A. Cheung/A. Casarrubios (© Ben Gibo/Ravinia Festival)
Equally accomplished was Christopher Cerrone’s Passagework, written with wood‑cracking sounds on the prepared piano. Yet this was easily connected with the opening Ligeti Musica ricercata, a one‑note classic. The latter took a simple “A”‑note and rhythmically transposed it, keeping the same note until the very end, suddenly bringing it down to a simple “D”. (Shades of Boléro!)

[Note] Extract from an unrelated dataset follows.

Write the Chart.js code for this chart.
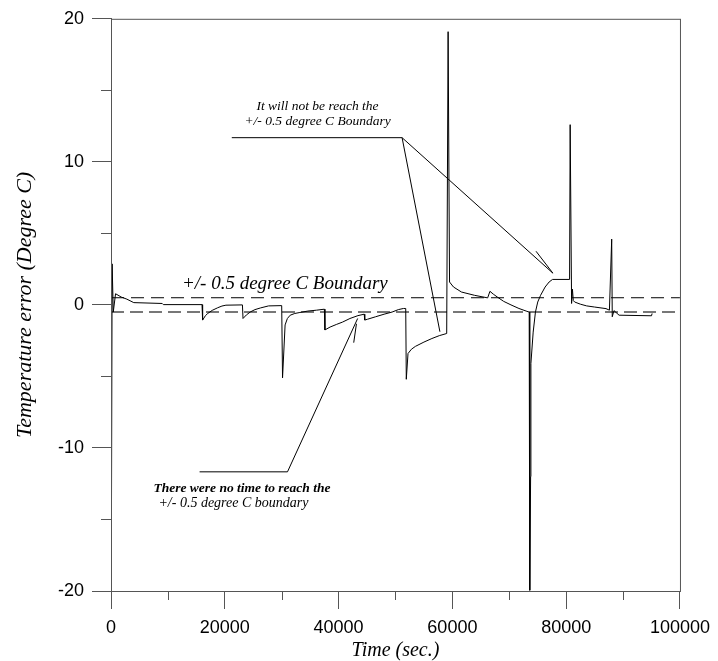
<!DOCTYPE html>
<html>
<head>
<meta charset="utf-8">
<script src="https://cdn.jsdelivr.net/npm/chart.js@4.4.1/dist/chart.umd.min.js"></script>
<style>
  html, body { margin: 0; padding: 0; background: #fff; }
  canvas { display: block; }
</style>
</head>
<body>
<canvas id="chart" width="718" height="661"></canvas>
<script>
// time in seconds, temperature error in degree C
const timeSec = [
  0, 50, 200, 400, 800, 1800, 2800, 4000, 9000, 9200, 16000,
  16100, 16600, 17000, 17800, 18750, 19500, 20200, 23100,
  23200, 23800, 24500, 25300, 26300, 27700, 30000,
  30150, 30600, 31000, 31500, 32300, 33200, 34600, 36100, 37500,
  37600, 38500, 39600, 40700, 42000, 43400, 44500,
  44600, 45100, 46500, 48000, 49400, 50500, 51400, 51800,
  51900, 52200, 52800, 53500, 55000, 56400, 57700, 59000,
  59250, 59500, 60200, 61600, 63900, 66200, 66600, 67200, 67900, 69000, 70300, 71700, 73100, 73500,
  73600, 73750, 73800, 74200, 74600, 75000, 75500, 76300, 77000, 77600, 80600,
  80700, 80950, 81100, 81250, 81500, 82500, 83600, 85000, 87000, 87600,
  88000, 88100, 88400, 89300, 95000, 95100
];
const errorDegC = [
  0, -19.6, 2.87, -0.5, 0.78, 0.55, 0.4, 0.16, 0.1, 0.02, 0.02,
  -1.06, -0.75, -0.6, -0.38, -0.2, -0.08, -0.02, 0.0,
  -0.95, -0.7, -0.49, -0.33, -0.21, -0.07, -0.05,
  -5.1, -1.4, -0.95, -0.72, -0.6, -0.53, -0.43, -0.37, -0.3,
  -1.75, -1.55, -1.37, -1.2, -0.95, -0.75, -0.65,
  -1.06, -1.0, -0.83, -0.65, -0.5, -0.33, -0.25, -0.25,
  -5.2, -3.4, -3.1, -2.9, -2.6, -2.35, -2.15, -2.0,
  19.1, 1.6, 1.25, 0.9, 0.67, 0.49, 0.95, 0.75, 0.55, 0.25, 0.0, -0.25, -0.45, -0.5,
  -19.95, -12, -4.1, -1.9, -0.5, 0.2, 0.67, 1.25, 1.6, 1.78, 1.78,
  12.6, 0.1, 1.1, 0.3, 0.2, 0.05, -0.07, -0.15, -0.26, -0.37,
  4.6, -0.83, -0.4, -0.72, -0.76, -0.6
];
const boundaryLevels = [0.5, -0.5];
const xTicks = [0, 20000, 40000, 60000, 80000, 100000];
const yTicks = [-20, -10, 0, 10, 20];
const xMinorTicks = [10000, 30000, 50000, 70000, 90000];
const yMinorTicks = [-15, -5, 5, 15];

// annotation texts and leader lines, in data units (sec, degree C)
const boundaryLabel = { text: '+/- 0.5 degree C Boundary', x: 30560, y: 1.46 };
const reachNote = { lines: ['It will not be reach the', '+/- 0.5 degree C Boundary'], x: 36300, y: [13.89, 12.85] };
const reachLeaders = [
  [[21230, 11.69], [51160, 11.69], [57810, -1.875]],
  [[51160, 11.69], [77660, 2.22]],
  [[74700, 3.75], [77660, 2.22]]
];
const noTimeNote = { lines: ['There were no time to reach the', '+/- 0.5 degree C boundary'], x: [7470, 8330], y: [-12.85, -13.89] };
const noTimeLeaders = [
  [[15570, -11.67], [31020, -11.67], [43350, -0.95]],
  [[42660, -2.64], [43140, -1.32]]
];

const serif = '"Liberation Serif", "Times New Roman", serif';
const sans = '"Liberation Sans", Arial, sans-serif';

const extras = {
  id: 'extras',
  afterDraw(chart) {
    const { ctx, chartArea: a, scales: { x, y } } = chart;
    ctx.save();
    // frame
    ctx.strokeStyle = '#555';
    ctx.lineWidth = 1;
    ctx.strokeRect(a.left + 0.5, a.top + 0.5, a.right - a.left, a.bottom - a.top);
    // minor ticks
    ctx.beginPath();
    xMinorTicks.forEach(t => {
      const px = Math.round(x.getPixelForValue(t)) + 0.5;
      ctx.moveTo(px, a.bottom);
      ctx.lineTo(px, a.bottom + 9);
    });
    yMinorTicks.forEach(v => {
      const py = Math.round(y.getPixelForValue(v)) + 0.5;
      ctx.moveTo(a.left, py);
      ctx.lineTo(a.left - 10, py);
    });
    ctx.stroke();

    // leaders
    ctx.strokeStyle = '#000';
    ctx.lineWidth = 1;
    [...reachLeaders, ...noTimeLeaders].forEach(path => {
      ctx.beginPath();
      path.forEach(([t, v], i) => {
        const px = x.getPixelForValue(t), py = y.getPixelForValue(v);
        if (i === 0) ctx.moveTo(px, py); else ctx.lineTo(px, py);
      });
      ctx.stroke();
    });

    // texts
    ctx.fillStyle = '#000';
    ctx.textBaseline = 'middle';
    ctx.textAlign = 'center';
    ctx.font = 'italic 19px ' + serif;
    ctx.fillText(boundaryLabel.text, x.getPixelForValue(boundaryLabel.x), y.getPixelForValue(boundaryLabel.y));

    ctx.font = 'italic 13.5px ' + serif;
    reachNote.lines.forEach((s, i) => {
      ctx.fillText(s, x.getPixelForValue(reachNote.x), y.getPixelForValue(reachNote.y[i]));
    });
    ctx.textAlign = 'left';
    noTimeNote.lines.forEach((s, i) => {
      ctx.font = (i === 0 ? 'italic bold 13.5px ' : 'italic 14px ') + serif;
      ctx.fillText(s, x.getPixelForValue(noTimeNote.x[i]), y.getPixelForValue(noTimeNote.y[i]));
    });
    ctx.restore();
  }
};

new Chart(document.getElementById('chart'), {
  type: 'scatter',
  data: {
    datasets: [
      {
        label: 'error',
        data: timeSec.map((t, i) => ({ x: t, y: errorDegC[i] })),
        showLine: true,
        borderColor: '#000',
        borderWidth: 1,
        pointRadius: 0,
        tension: 0,
      },
      {
        label: 'upper',
        data: [{ x: 0, y: boundaryLevels[0] }, { x: 100000, y: boundaryLevels[0] }],
        showLine: true,
        borderColor: '#000',
        borderWidth: 1,
        borderDash: [13, 7],
        pointRadius: 0,
      },
      {
        label: 'lower',
        data: [{ x: 0, y: boundaryLevels[1] }, { x: 100000, y: boundaryLevels[1] }],
        showLine: true,
        borderColor: '#777',
        borderWidth: 2,
        borderDash: [13, 6],
        pointRadius: 0,
      },
    ],
  },
  options: {
    responsive: false,
    animation: false,
    devicePixelRatio: 1,
    layout: { padding: { left: 0, right: 30, top: 15, bottom: 0 } },
    plugins: { legend: { display: false }, tooltip: { enabled: false } },
    scales: {
      x: {
        type: 'linear',
        min: 0,
        max: 100000,
        afterFit: s => { s.height = 70; },
        afterBuildTicks: s => { s.ticks = xTicks.map(v => ({ value: v })); },
        ticks: {
          color: '#000',
          font: { family: sans, size: 18 },
          padding: 8,
          maxRotation: 0,
          callback: v => String(v),
        },
        grid: { drawOnChartArea: false, tickLength: 18, color: '#555' },
        border: { color: '#555' },
        title: {
          display: true,
          text: 'Time (sec.)',
          color: '#000',
          font: { family: serif, size: 20, style: 'italic', lineHeight: 1 },
          padding: 0,
        },
      },
      y: {
        min: -20,
        max: 20,
        afterFit: s => { s.width = 111; },
        afterBuildTicks: s => { s.ticks = yTicks.map(v => ({ value: v })); },
        ticks: {
          color: '#000',
          font: { family: sans, size: 18 },
          padding: 8,
        },
        grid: { drawOnChartArea: false, tickLength: 19, color: '#555' },
        border: { color: '#555' },
        title: {
          display: true,
          text: 'Temperature error (Degree C)',
          color: '#000',
          font: { family: serif, size: 22, style: 'italic', lineHeight: 1 },
          padding: { top: 14, bottom: 0 },
        },
      },
    },
  },
  plugins: [extras],
});
</script>
</body>
</html>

Mr. Cerrone kept returning to another note, with a zigzag or gliding or off‑theme offerings at the keyboard. Like the other works on the program, one didn’t have to construe whatever serial or 12‑tone tune was behind the music. It was fun to hear, even more fun to hear Mr. Kaplan’s expertise.
The only “ancient” work was by Louis Couperin, who wrote (who knew?) preludes with no bar measures, with startling changes of time and harmonies. This all back four centuries ago! Mr. Kaplan sailed through it, his Steinway hardly a harpsichord, but with far ornamentation, one assumes, than the original.
The second half opened with a Ballade by the great Finnish composer Kaija Saariaho. Ms. Saariaho has composed for every conceivable (or inconceivable) ensemble, and her work, both mystical and magical, never fails to intrigue. I had never heard Ballade before, but even limited to a mere piano, a dense work, with a melody coming from the depths, transformed with sudden dynamics, returning to the depths rising again with changes of electric surprise.
In between some excellent performances of Brahms and Schumann, almost hidden in the tangled jungle of other notes, the cellist-composer Andrea Casarrubios wrote her commissioned Sandglass, itself a Romantic-style work which blended in with Mr. Kaplan’s own short Improvised Prelude.
Both halves of the program finished with one of the two Beethoven Op. 27 Sonatas. With another pianist, these could have been showpieces, works of familiarity to excuse us from the contemporary choices. Mr. Kaplan, yes, played the Prestos as fast as his finger would take him. In this case, the Beethoven merged quite nicely with the Presto inspirations of the other composers on this daring, offtimes delectable recital.